15. Apparatus for laminating a fusible sheet material to substrate, the apparatus comprising means for generating a high velocity hot gas stream, means for directing same on to the surface of the fusible sheet material to render said surface tacky and means for bringing said tacky surface into contact with said substrate to bond same together.

16. Apparatus according to claim 15 wherein said means for generating said hot gas stream comprises a fuel gas burner having a combustion chamber and discharge outlet through which a hot gas stream generated by combustion of fuel gas within the combustion chamber is directed on to the surface of said fusible sheet material.

17. Apparatus according to claims 14, 15 or 16 wherein said fuel gas contains at least 5% more oxygen than required to effect stoichiometric combustion.

18. Apparatus according to any of claims 15 to 17 wherein a reaction zone is provided between an outlet from said means for generating said hot gas stream and the surface of said fusible sheet material.

19. Apparatus according to claim 18 wherein said zone is defined by control of the spacing between said outlet and said surface.

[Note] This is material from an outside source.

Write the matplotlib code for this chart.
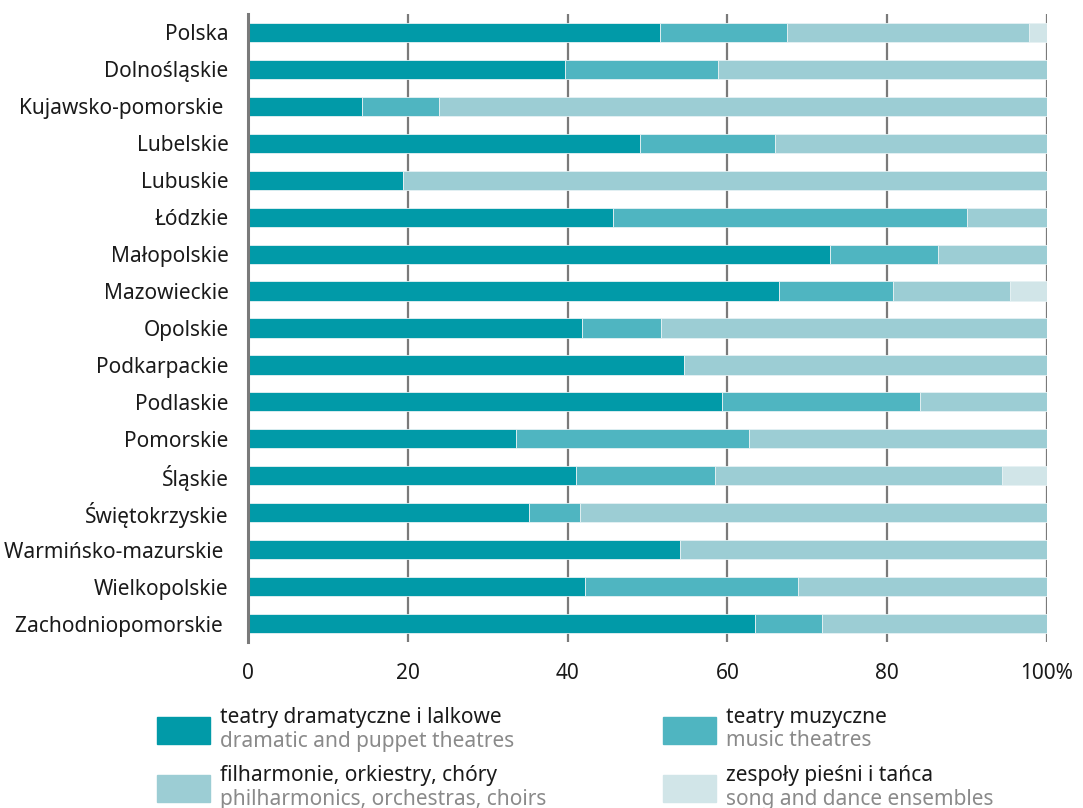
import matplotlib
matplotlib.use("Agg")
import matplotlib.pyplot as plt
from matplotlib.patches import Rectangle
import numpy as np

plt.rcParams['font.family'] = ['Noto Sans', 'DejaVu Sans']

regions = ["Polska", "Dolnośląskie", "Kujawsko-pomorskie ", "Lubelskie", "Lubuskie",
           "Łódzkie", "Małopolskie", "Mazowieckie", "Opolskie", "Podkarpackie",
           "Podlaskie", "Pomorskie", "Śląskie", "Świętokrzyskie",
           "Warmińsko-mazurskie ", "Wielkopolskie", "Zachodniopomorskie "]

dramatic = [51.6, 39.7, 14.3, 49.1, 19.4, 45.7, 72.8, 66.5, 41.8, 54.6,
            59.3, 33.5, 41.1, 35.2, 54.1, 42.2, 63.5]
music = [15.9, 19.1, 9.6, 16.9, 0.0, 44.3, 13.6, 14.2, 9.9, 0.0,
         24.8, 29.2, 17.3, 6.4, 0.0, 26.6, 8.3]
song = [2.3, 0.0, 0.0, 0.0, 0.0, 0.0, 0.0, 4.6, 0.0, 0.0,
        0.0, 0.0, 5.6, 0.0, 0.0, 0.0, 0.0]
philharmonic = [round(100 - d - m - s, 1) for d, m, s in zip(dramatic, music, song)]

series_pl = ["teatry dramatyczne i lalkowe", "teatry muzyczne",
             "filharmonie, orkiestry, chóry", "zespoły pieśni i tańca"]
series_en = ["dramatic and puppet theatres", "music theatres",
             "philharmonics, orchestras, choirs", "song and dance ensembles"]
colors = ["#019aa8", "#4fb5c1", "#9ccdd4", "#d1e5e8"]

xticks = [0, 20, 40, 60, 80, 100]
xtick_labels = ["0", "20", "40", "60", "80", "100%"]

FS = 15
fig = plt.figure(figsize=(10.83, 8.08), dpi=100)
ax = fig.add_axes([248 / 1083, 1 - 642 / 808, 799 / 1083, 628 / 808])

y = np.arange(len(regions))
left = np.zeros(len(regions))
for vals, col in zip([dramatic, music, philharmonic, song], colors):
    v = np.array(vals)
    ax.barh(y, v, left=left, height=0.52, color=col, edgecolor="#e6f2f4",
            linewidth=0.6, zorder=3)
    left += v

ax.set_ylim(len(regions) - 0.5, -0.5)
ax.set_xlim(0, 100)
ax.set_yticks(y)
ax.set_yticklabels(regions, fontsize=FS, color="#1a1a1a")
ax.set_xticks(xticks)
ax.set_xticklabels(xtick_labels, fontsize=FS, color="#1a1a1a")
ax.tick_params(axis="y", length=0, pad=14)
ax.tick_params(axis="x", length=0, pad=15)

for xv in xticks[1:]:
    ax.axvline(xv, color="#7a7a7a", linewidth=1.6, zorder=1)

for side in ["top", "right", "bottom"]:
    ax.spines[side].set_visible(False)
ax.spines["left"].set_color("#7a7a7a")
ax.spines["left"].set_linewidth(2.2)
ax.spines["left"].set_zorder(4)

# Legend built from patches and two-line labels
positions = [(157, 717), (663, 717), (157, 775), (663, 775)]
W, H = 1083, 808
for (px, py), col, pl, en in zip(positions, colors, series_pl, series_en):
    fig.patches.append(Rectangle((px / W, 1 - (py + 27) / H), 53 / W, 27 / H,
                                 transform=fig.transFigure, color=col))
    fig.text((px + 63) / W, 1 - (py + 1) / H, pl, fontsize=FS, color="#1a1a1a",
             ha="left", va="center")
    fig.text((px + 63) / W, 1 - (py + 24) / H, en, fontsize=FS, color="#8a8a8a",
             ha="left", va="center")

fig.savefig("out.png", dpi=100)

20. Apparatus according to claim 19 wherein said spacing is at least 30 mm.

21. Apparatus according to any of claims 15 to 20 wherein said means for generating said hot gas stream is of elongated form adapted to extend transversely of said fusible sheet material and having walls formed from a high conductivity refractory material such as silicon carbide.

22. Apparatus according to claim 21 wherein the outer surfaces of said walls are exposed to said reaction zone and maintained drying operation at a temperature in excess of 300°C.

23. Apparatus according to claims 14, 15 or 16 wherein said gas stream has a temperature in the region of 750-1000°C.

24. A method substantially as herein described with reference to the accompanying drawings.

25. Apparatus substantially as herein described with reference to the accompanying drawings.

26. Any novel subject matter or combination including novel subject matter disclosed herein, whether or not within the scope of or relating to the same invention as any of the preceding claims.